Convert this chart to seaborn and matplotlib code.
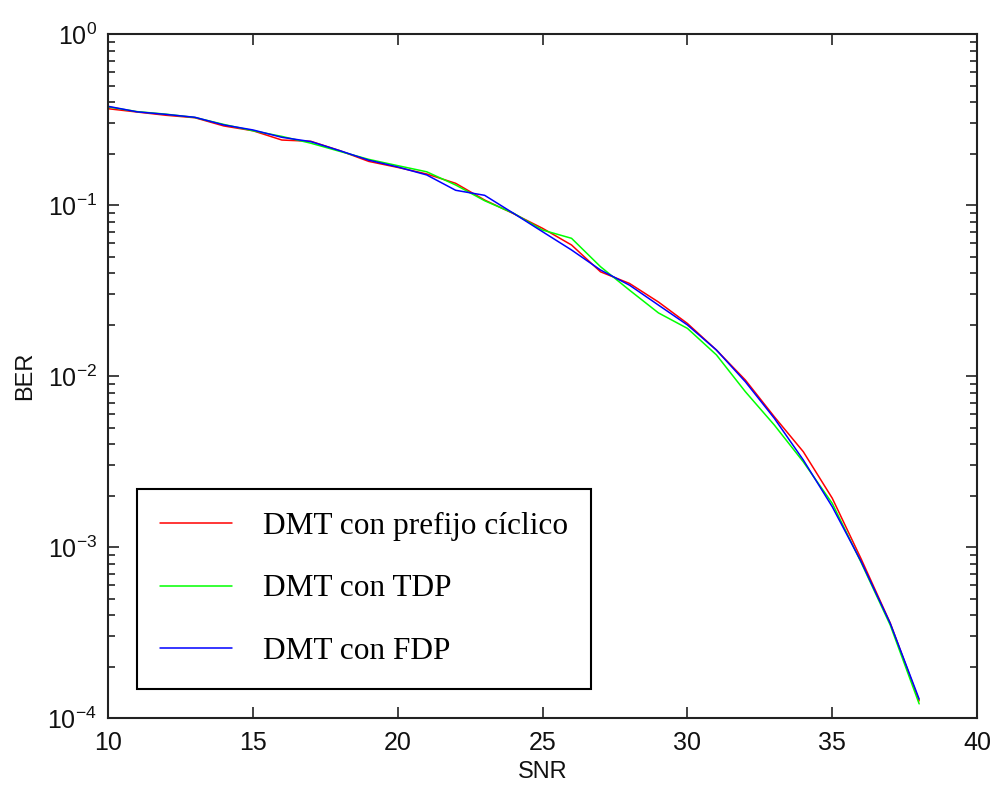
import numpy as np
import pandas as pd
import matplotlib
matplotlib.use("Agg")
import matplotlib.pyplot as plt
from matplotlib.ticker import LogLocator, NullFormatter
import seaborn as sns

# ============================
# datos
# ============================
snr = list(range(10, 39))

ber_cp = [0.366, 0.350, 0.335, 0.324, 0.290, 0.272, 0.240, 0.236, 0.208, 0.180,
          0.166, 0.152, 0.134, 0.107, 0.089, 0.0731, 0.0584, 0.0407, 0.0348, 0.0271,
          0.0203, 0.0142, 0.00948, 0.00578, 0.00361, 0.00193, 0.00085, 0.00036, 0.000126]

ber_tdp = [0.375, 0.352, 0.340, 0.325, 0.296, 0.272, 0.252, 0.230, 0.206, 0.185,
           0.170, 0.1565, 0.131, 0.106, 0.0895, 0.0714, 0.0639, 0.0436, 0.0318, 0.0234,
           0.0190, 0.0133, 0.0081, 0.00517, 0.00315, 0.0018, 0.00081, 0.00035, 0.000121]

ber_fdp = [0.378, 0.351, 0.339, 0.326, 0.294, 0.275, 0.249, 0.235, 0.208, 0.183,
           0.167, 0.150, 0.122, 0.114, 0.0894, 0.0698, 0.0546, 0.0417, 0.0340, 0.0260,
           0.0199, 0.0142, 0.00926, 0.00566, 0.00323, 0.00172, 0.00082, 0.000358, 0.000129]

labels = ["DMT con prefijo cíclico", "DMT con TDP", "DMT con FDP"]
colors = ["#ff0000", "#00ff00", "#0000ff"]

df = pd.concat([
    pd.DataFrame({"SNR": snr, "BER": ber_cp, "serie": labels[0]}),
    pd.DataFrame({"SNR": snr, "BER": ber_tdp, "serie": labels[1]}),
    pd.DataFrame({"SNR": snr, "BER": ber_fdp, "serie": labels[2]}),
], ignore_index=True)

# ============================
# figura
# ============================
sns.set_theme(style="ticks")
plt.rcParams["font.family"] = ["Liberation Sans", "DejaVu Sans"]

fig = plt.figure(figsize=(9.94, 7.92), dpi=100)
ax = fig.add_axes([0.1087, 0.0934, 0.8743, 0.8636])

sns.lineplot(data=df, x="SNR", y="BER", hue="serie", hue_order=labels,
             palette=colors, estimator=None, sort=False, linewidth=1.1, ax=ax)

ax.set_yscale("log")
ax.set_xlim(10, 40)
ax.set_ylim(1e-4, 1)
ax.set_xticks(range(10, 41, 5))
ax.yaxis.set_major_locator(LogLocator(base=10, numticks=10))
ax.yaxis.set_minor_locator(LogLocator(base=10, subs=np.arange(2, 10), numticks=10))
ax.yaxis.set_minor_formatter(NullFormatter())

ax.tick_params(which="both", direction="in", top=True, right=True,
               labelsize=18, colors="#222222", labelcolor="#111111", width=1.2)
ax.tick_params(which="major", length=8)
ax.tick_params(which="minor", length=5)
ax.tick_params(axis="x", which="major", pad=9)
ax.tick_params(axis="y", which="major", pad=8)
for sp in ax.spines.values():
    sp.set_linewidth(1.5)
    sp.set_color("#222222")

ax.set_xlabel("SNR", fontsize=17, labelpad=5, color="#111111")
ax.set_ylabel("BER", fontsize=17, labelpad=8, color="#111111")

leg = ax.legend(loc="lower left", bbox_to_anchor=(0.0334, 0.0424),
                borderaxespad=0, fancybox=False, framealpha=1,
                edgecolor="black", handlelength=2.3, handletextpad=1.0,
                labelspacing=1.08, borderpad=0.73,
                prop={"family": "Liberation Serif", "size": 22.5})
leg.get_frame().set_linewidth(1.5)
for t in leg.get_texts():
    t.set_color("black")

fig.savefig("out.png", dpi=100)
== == ==
EXERCISE DETAILS: Every line of the data should be copied as it stands, without the images.

RESULT OF THIS TASK:
Convert this chart to seaborn and matplotlib code.
import numpy as np
import pandas as pd
import matplotlib
matplotlib.use("Agg")
import matplotlib.pyplot as plt
from matplotlib.ticker import LogLocator, NullFormatter
import seaborn as sns

# ============================
# datos
# ============================
snr = list(range(10, 39))

ber_cp = [0.366, 0.350, 0.335, 0.324, 0.290, 0.272, 0.240, 0.236, 0.208, 0.180,
          0.166, 0.152, 0.134, 0.107, 0.089, 0.0731, 0.0584, 0.0407, 0.0348, 0.0271,
          0.0203, 0.0142, 0.00948, 0.00578, 0.00361, 0.00193, 0.00085, 0.00036, 0.000126]

ber_tdp = [0.375, 0.352, 0.340, 0.325, 0.296, 0.272, 0.252, 0.230, 0.206, 0.185,
           0.170, 0.1565, 0.131, 0.106, 0.0895, 0.0714, 0.0639, 0.0436, 0.0318, 0.0234,
           0.0190, 0.0133, 0.0081, 0.00517, 0.00315, 0.0018, 0.00081, 0.00035, 0.000121]

ber_fdp = [0.378, 0.351, 0.339, 0.326, 0.294, 0.275, 0.249, 0.235, 0.208, 0.183,
           0.167, 0.150, 0.122, 0.114, 0.0894, 0.0698, 0.0546, 0.0417, 0.0340, 0.0260,
           0.0199, 0.0142, 0.00926, 0.00566, 0.00323, 0.00172, 0.00082, 0.000358, 0.000129]

labels = ["DMT con prefijo cíclico", "DMT con TDP", "DMT con FDP"]
colors = ["#ff0000", "#00ff00", "#0000ff"]

df = pd.concat([
    pd.DataFrame({"SNR": snr, "BER": ber_cp, "serie": labels[0]}),
    pd.DataFrame({"SNR": snr, "BER": ber_tdp, "serie": labels[1]}),
    pd.DataFrame({"SNR": snr, "BER": ber_fdp, "serie": labels[2]}),
], ignore_index=True)

# ============================
# figura
# ============================
sns.set_theme(style="ticks")
plt.rcParams["font.family"] = ["Liberation Sans", "DejaVu Sans"]

fig = plt.figure(figsize=(9.94, 7.92), dpi=100)
ax = fig.add_axes([0.1087, 0.0934, 0.8743, 0.8636])

sns.lineplot(data=df, x="SNR", y="BER", hue="serie", hue_order=labels,
             palette=colors, estimator=None, sort=False, linewidth=1.1, ax=ax)

ax.set_yscale("log")
ax.set_xlim(10, 40)
ax.set_ylim(1e-4, 1)
ax.set_xticks(range(10, 41, 5))
ax.yaxis.set_major_locator(LogLocator(base=10, numticks=10))
ax.yaxis.set_minor_locator(LogLocator(base=10, subs=np.arange(2, 10), numticks=10))
ax.yaxis.set_minor_formatter(NullFormatter())

ax.tick_params(which="both", direction="in", top=True, right=True,
               labelsize=18, colors="#222222", labelcolor="#111111", width=1.2)
ax.tick_params(which="major", length=8)
ax.tick_params(which="minor", length=5)
ax.tick_params(axis="x", which="major", pad=9)
ax.tick_params(axis="y", which="major", pad=8)
for sp in ax.spines.values():
    sp.set_linewidth(1.5)
    sp.set_color("#222222")

ax.set_xlabel("SNR", fontsize=17, labelpad=5, color="#111111")
ax.set_ylabel("BER", fontsize=17, labelpad=8, color="#111111")

leg = ax.legend(loc="lower left", bbox_to_anchor=(0.0334, 0.0424),
                borderaxespad=0, fancybox=False, framealpha=1,
                edgecolor="black", handlelength=2.3, handletextpad=1.0,
                labelspacing=1.08, borderpad=0.73,
                prop={"family": "Liberation Serif", "size": 22.5})
leg.get_frame().set_linewidth(1.5)
for t in leg.get_texts():
    t.set_color("black")

fig.savefig("out.png", dpi=100)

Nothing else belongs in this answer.